## Begin LISTED RECORDS
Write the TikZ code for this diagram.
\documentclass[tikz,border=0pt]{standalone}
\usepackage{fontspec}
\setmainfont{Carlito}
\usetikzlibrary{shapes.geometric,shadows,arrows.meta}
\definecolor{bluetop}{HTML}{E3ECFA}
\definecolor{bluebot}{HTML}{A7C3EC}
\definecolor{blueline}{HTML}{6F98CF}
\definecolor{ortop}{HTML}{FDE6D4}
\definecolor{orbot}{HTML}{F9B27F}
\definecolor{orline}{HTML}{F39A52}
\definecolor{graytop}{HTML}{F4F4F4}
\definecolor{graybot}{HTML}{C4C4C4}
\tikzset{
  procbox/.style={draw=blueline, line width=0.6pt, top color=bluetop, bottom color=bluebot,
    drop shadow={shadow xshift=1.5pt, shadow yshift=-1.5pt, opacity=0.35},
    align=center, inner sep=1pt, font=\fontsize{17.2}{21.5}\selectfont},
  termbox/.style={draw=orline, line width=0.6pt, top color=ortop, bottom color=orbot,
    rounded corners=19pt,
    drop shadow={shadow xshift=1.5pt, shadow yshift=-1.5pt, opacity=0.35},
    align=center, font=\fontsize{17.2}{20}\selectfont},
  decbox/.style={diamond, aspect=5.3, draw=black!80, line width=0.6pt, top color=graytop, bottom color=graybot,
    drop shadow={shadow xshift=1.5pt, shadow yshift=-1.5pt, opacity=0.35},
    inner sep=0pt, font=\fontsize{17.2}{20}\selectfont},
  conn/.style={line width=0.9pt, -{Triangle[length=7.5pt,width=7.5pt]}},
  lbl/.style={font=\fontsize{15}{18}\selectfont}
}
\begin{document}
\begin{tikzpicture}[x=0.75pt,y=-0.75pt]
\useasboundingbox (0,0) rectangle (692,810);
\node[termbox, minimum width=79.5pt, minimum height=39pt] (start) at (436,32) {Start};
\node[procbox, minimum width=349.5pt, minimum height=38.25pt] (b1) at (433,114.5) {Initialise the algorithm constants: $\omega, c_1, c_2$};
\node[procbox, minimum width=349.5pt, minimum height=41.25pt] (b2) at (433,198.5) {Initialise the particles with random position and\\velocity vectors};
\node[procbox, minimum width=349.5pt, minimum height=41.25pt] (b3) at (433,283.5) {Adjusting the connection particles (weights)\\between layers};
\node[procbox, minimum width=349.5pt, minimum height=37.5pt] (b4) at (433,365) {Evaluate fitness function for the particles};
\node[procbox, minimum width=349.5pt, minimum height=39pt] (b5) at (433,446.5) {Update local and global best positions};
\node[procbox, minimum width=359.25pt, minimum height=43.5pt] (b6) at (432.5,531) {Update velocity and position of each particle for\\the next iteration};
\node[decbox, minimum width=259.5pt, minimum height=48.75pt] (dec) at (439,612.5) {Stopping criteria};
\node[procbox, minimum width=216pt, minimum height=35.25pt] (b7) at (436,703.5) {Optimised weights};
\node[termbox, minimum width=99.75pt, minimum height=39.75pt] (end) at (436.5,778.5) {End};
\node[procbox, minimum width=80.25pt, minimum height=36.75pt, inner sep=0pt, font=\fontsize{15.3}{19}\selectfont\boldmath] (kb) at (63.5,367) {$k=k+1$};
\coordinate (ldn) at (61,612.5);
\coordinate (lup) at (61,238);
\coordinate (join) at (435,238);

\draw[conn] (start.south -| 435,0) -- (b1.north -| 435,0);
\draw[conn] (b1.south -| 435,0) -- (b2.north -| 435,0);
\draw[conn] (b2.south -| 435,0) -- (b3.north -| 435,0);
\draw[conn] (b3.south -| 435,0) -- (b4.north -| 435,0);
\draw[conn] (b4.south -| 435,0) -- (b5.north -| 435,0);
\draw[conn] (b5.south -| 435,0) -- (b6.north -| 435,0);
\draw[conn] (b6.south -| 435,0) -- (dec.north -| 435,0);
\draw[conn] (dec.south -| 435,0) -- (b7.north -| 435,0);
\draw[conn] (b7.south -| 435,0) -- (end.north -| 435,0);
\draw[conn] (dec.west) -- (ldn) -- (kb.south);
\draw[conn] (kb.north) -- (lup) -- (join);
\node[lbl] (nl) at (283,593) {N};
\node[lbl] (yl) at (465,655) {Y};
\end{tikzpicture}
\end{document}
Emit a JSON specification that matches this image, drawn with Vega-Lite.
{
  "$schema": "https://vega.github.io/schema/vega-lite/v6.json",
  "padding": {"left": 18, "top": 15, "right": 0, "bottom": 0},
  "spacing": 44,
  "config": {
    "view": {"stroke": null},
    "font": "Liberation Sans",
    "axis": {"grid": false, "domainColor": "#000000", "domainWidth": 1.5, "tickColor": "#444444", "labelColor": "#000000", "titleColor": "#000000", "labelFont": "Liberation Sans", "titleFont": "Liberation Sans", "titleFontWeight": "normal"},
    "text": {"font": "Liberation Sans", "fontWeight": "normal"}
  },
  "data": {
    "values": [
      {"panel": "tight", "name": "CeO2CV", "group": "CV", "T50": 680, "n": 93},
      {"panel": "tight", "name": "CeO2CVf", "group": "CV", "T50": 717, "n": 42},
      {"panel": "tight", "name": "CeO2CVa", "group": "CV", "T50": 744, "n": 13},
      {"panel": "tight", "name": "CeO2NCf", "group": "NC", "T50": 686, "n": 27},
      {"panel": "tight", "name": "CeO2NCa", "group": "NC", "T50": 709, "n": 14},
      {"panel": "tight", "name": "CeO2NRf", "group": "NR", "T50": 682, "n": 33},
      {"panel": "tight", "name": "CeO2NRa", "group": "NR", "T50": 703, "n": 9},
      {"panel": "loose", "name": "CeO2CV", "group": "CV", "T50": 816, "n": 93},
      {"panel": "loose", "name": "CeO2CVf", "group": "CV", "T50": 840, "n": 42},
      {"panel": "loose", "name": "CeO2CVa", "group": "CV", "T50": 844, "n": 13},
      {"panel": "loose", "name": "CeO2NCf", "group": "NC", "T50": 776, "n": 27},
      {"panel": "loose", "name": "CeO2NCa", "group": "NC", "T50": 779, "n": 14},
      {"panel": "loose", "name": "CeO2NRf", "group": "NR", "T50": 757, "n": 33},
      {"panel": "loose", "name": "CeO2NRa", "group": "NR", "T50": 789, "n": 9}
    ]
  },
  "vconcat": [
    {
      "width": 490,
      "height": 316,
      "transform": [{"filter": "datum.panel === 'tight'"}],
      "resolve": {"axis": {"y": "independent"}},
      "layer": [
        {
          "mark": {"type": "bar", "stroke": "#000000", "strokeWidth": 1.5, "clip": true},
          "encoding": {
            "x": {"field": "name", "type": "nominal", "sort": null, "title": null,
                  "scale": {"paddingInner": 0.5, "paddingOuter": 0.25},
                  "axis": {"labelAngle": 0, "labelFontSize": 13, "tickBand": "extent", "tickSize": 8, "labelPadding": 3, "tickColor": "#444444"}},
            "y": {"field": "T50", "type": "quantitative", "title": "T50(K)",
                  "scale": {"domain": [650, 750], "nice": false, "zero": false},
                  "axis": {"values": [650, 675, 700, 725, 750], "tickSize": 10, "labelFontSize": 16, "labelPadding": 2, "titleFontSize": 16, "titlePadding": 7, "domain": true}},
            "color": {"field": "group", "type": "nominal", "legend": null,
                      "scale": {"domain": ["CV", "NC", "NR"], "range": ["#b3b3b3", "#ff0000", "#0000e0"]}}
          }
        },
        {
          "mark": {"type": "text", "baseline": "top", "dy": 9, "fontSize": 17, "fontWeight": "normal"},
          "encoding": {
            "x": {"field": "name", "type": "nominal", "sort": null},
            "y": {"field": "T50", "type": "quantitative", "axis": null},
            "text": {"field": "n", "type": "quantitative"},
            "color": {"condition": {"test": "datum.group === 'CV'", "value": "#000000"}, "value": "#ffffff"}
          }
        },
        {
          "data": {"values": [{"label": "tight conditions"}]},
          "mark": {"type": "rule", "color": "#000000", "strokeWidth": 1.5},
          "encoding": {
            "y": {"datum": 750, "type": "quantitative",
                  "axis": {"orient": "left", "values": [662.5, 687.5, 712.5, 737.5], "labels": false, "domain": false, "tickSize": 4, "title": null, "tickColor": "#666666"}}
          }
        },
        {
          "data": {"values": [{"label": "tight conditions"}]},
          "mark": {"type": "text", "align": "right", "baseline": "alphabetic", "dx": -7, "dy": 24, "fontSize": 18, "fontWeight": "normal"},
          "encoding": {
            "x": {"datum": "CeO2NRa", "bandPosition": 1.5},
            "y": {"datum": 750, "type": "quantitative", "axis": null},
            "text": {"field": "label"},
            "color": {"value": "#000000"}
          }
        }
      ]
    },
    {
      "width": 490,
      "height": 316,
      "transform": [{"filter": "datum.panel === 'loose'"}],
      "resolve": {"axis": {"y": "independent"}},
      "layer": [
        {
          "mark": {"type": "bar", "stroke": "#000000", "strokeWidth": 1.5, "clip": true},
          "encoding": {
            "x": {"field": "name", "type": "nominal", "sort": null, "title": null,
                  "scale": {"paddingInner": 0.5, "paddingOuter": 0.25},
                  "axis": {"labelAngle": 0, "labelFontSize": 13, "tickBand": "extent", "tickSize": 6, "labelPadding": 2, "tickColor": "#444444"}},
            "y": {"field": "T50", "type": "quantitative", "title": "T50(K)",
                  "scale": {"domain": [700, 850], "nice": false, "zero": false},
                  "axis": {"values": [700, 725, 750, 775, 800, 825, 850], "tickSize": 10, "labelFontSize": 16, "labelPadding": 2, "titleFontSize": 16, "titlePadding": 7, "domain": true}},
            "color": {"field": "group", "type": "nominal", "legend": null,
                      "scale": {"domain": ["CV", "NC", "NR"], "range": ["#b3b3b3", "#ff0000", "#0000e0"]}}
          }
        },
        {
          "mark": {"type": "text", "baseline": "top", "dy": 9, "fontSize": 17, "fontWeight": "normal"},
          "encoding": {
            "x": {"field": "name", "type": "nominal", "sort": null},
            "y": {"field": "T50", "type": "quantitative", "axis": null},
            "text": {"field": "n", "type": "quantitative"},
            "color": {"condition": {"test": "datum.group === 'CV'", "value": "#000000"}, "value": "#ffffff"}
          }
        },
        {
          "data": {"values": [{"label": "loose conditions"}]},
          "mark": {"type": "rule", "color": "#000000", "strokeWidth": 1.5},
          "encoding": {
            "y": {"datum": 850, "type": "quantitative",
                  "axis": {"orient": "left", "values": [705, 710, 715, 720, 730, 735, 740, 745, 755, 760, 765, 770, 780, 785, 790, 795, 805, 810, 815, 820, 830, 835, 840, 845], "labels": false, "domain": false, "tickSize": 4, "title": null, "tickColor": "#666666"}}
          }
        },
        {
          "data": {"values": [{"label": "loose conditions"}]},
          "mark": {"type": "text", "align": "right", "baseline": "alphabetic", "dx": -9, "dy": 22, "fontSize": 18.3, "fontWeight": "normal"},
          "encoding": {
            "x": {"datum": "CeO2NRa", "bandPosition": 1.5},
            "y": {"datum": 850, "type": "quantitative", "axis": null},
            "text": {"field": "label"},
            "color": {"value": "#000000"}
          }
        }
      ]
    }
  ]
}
## End LISTED RECORDS
## OBJECTIVE
Work out how many lines of the data above hold the word "this", and write only the count.

## RESPONSE
2